The Abyss Theatre Company
Lion and Unicorn Theatre
This production of Lucifer Saved is a new version, developed with director Ray Shell, of a play that was staged at the Finborough in 2007.
There had been readings before that and it had been gestating since 1983 when poet and dramatist Oswald heard a British officer protest his innocence when accused of committing a war crime in 1945.
Its nominal Lucifer is Padre Lucian Willow, who loses his memory after been blown up by a bomb blast, enabling his friend and former army commander Lord Brooke to load him with the guilt for his own crime of raping a German nurse. That sounds like a clear storyline, but Oswald makes its telling extraordinary complex with intervention from a circus troupe and, at one point, a cage full of birds (though they seem to be there largely as an excuse for some poetic language).

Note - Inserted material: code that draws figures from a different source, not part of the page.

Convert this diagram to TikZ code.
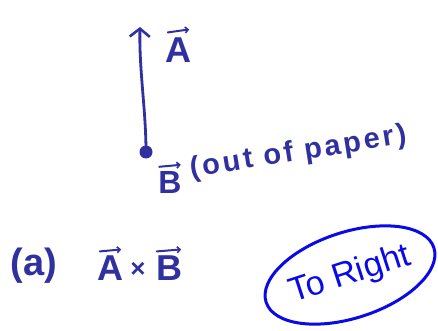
\documentclass[tikz,border=0pt]{standalone}
\usepackage{fontspec}
\setmainfont{Liberation Sans}
\usetikzlibrary{arrows.meta,shapes.geometric}
\definecolor{inkBlue}{RGB}{48,48,160}
\definecolor{penBlue}{RGB}{10,10,230}
\tikzset{
  ink/.style={text=inkBlue, inner sep=0pt, font=\fontsize{36}{38}\selectfont\bfseries},
  vecline/.style={-{Straight Barb[length=8pt,width=20pt,line width=2.6pt]}, line width=2.8pt, draw=inkBlue, line cap=round},
  accent/.style={-{Straight Barb[length=3pt,width=6pt,line width=1.6pt]}, line width=2pt, draw=inkBlue, line cap=round},
  answer/.style={ellipse, draw=penBlue, line width=3pt, text=penBlue, inner sep=0pt,
    minimum width=176pt, minimum height=86pt, font=\fontsize{34}{36}\selectfont}
}

\begin{document}
\begin{tikzpicture}[x=1pt,y=-1pt]
    \useasboundingbox (0,0) rectangle (438,331);
    % vector A pointing up from the dot
    \node[circle, fill=inkBlue, minimum size=13pt, inner sep=0pt] (dotB) at (146,152) {};
    \coordinate (tipA) at (140,27);
    \draw[vecline] (dotB.center) .. controls (146,110) and (139,70) .. (tipA);
    \node[ink] (labA) at (178,50) {A};
    \draw[accent] ([xshift=3pt,yshift=5pt]labA.north west) -- ([xshift=-2pt,yshift=8pt]labA.north east);
    % B out of paper
    \node[ink, font=\fontsize{32}{34}\selectfont\bfseries] (labB) at (170,182) {B};
    \draw[accent] ([xshift=1pt,yshift=4pt]labB.north west) -- ([xshift=-1pt,yshift=6pt]labB.north east);
    \node[ink, font=\fontsize{29}{32}\selectfont\bfseries\addfontfeature{LetterSpace=10}, rotate=9, anchor=west] (outof) at (190,170) {(out of paper)};
    % part (a)
    \node[ink, font=\fontsize{38}{40}\selectfont\bfseries] (parta) at (34,266) {(a)};
    \node[ink] (crossA) at (110,268) {A};
    \node[ink, font=\fontsize{26}{28}\selectfont\bfseries] (times) at (138,270) {×};
    \node[ink] (crossB) at (169,268) {B};
    \draw[accent] ([xshift=3pt,yshift=4pt]crossA.north west) -- ([xshift=-2pt,yshift=6pt]crossA.north east);
    \draw[accent] ([xshift=1pt,yshift=4pt]crossB.north west) -- ([xshift=-1pt,yshift=6pt]crossB.north east);
    % answer
    \node[answer, rotate=18] (ans) at (350,275) {To Right};
\end{tikzpicture}
\end{document}
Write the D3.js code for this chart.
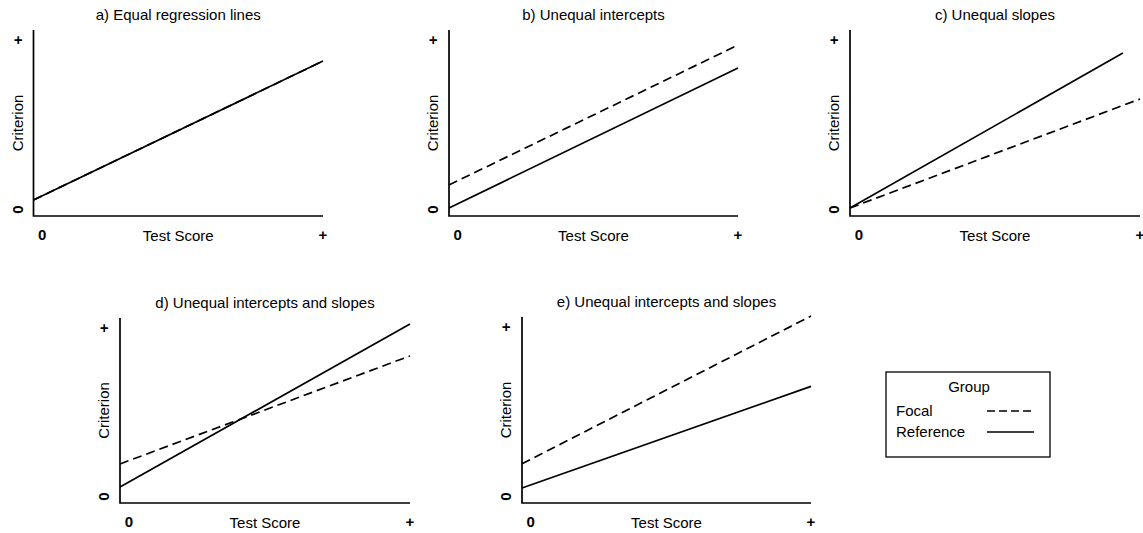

With Sarah Vigar’s set of sacking, barbed wire and Union Jacks and an opening patriotic song in music hall style, this looks like being a trenches show in the style of Oh What a Lovely War, but it is neither an attack on militarism nor really political—though at moments circus master and clown Reginalda (a stunning performance from diminutive Alsion Halstead) looks like becoming punchily partisan.
Lord Brook, or more exactly his daughter Sarah, looks after Lucian on their country estate, where he begins to recover the use of his limbs and his memory. Does the back-story of Brook being both in love with Lucian and jealous of his friend’s affair with the nurse, so prompting his despicable action, logically lead to his heaping his own guilt on Lucian? And why should Lucian declare himself Lucifer, the devil incarnate?
Perhaps you have to believe in Original Sin to understand it. Brook deliberately deluding Lucian is done so consciously it does not really work as an analogy either for any in-built sense of guilt or the way we seek to transfer blame to others.
Little use is made of the anarchic intervention of the circus troupe, though they are consistent in their stylistic difference. Helen Aldrich’s Bearded Lady turns out to be a vital part of the story and Rupert Elford’s Ronaldo gets a chance to display his real circus skills.
Lord Brook, somewhat of an class caricature, is played with conviction by Anthony John Crocker and Victoria Lane as his daughter helps give the play a saner centre, but, while Mark Gillham as the young German she falls for ends up as her counterpart, he appears first as totally deranged.
Peter Oswald as the priest gives him a slight otherworldliness, perhaps befitting a man who has taken Orders, that perhaps matches his apparent descent into madness (or belief in satanic possession) and certainly brings out the word richness of his own writing.
Lucifer Saved is not written as a naturalistic play and, though full word forms are used rather than elisions and lines sometimes broken down into phrases to emphasis its somewhat self-conscious literary and poetic elements, perhaps this production is still too naturalistic.
Perhaps it would be more comprehensible if it embraced its eccentricities more fully—but would that be acceptable to contemporary audiences?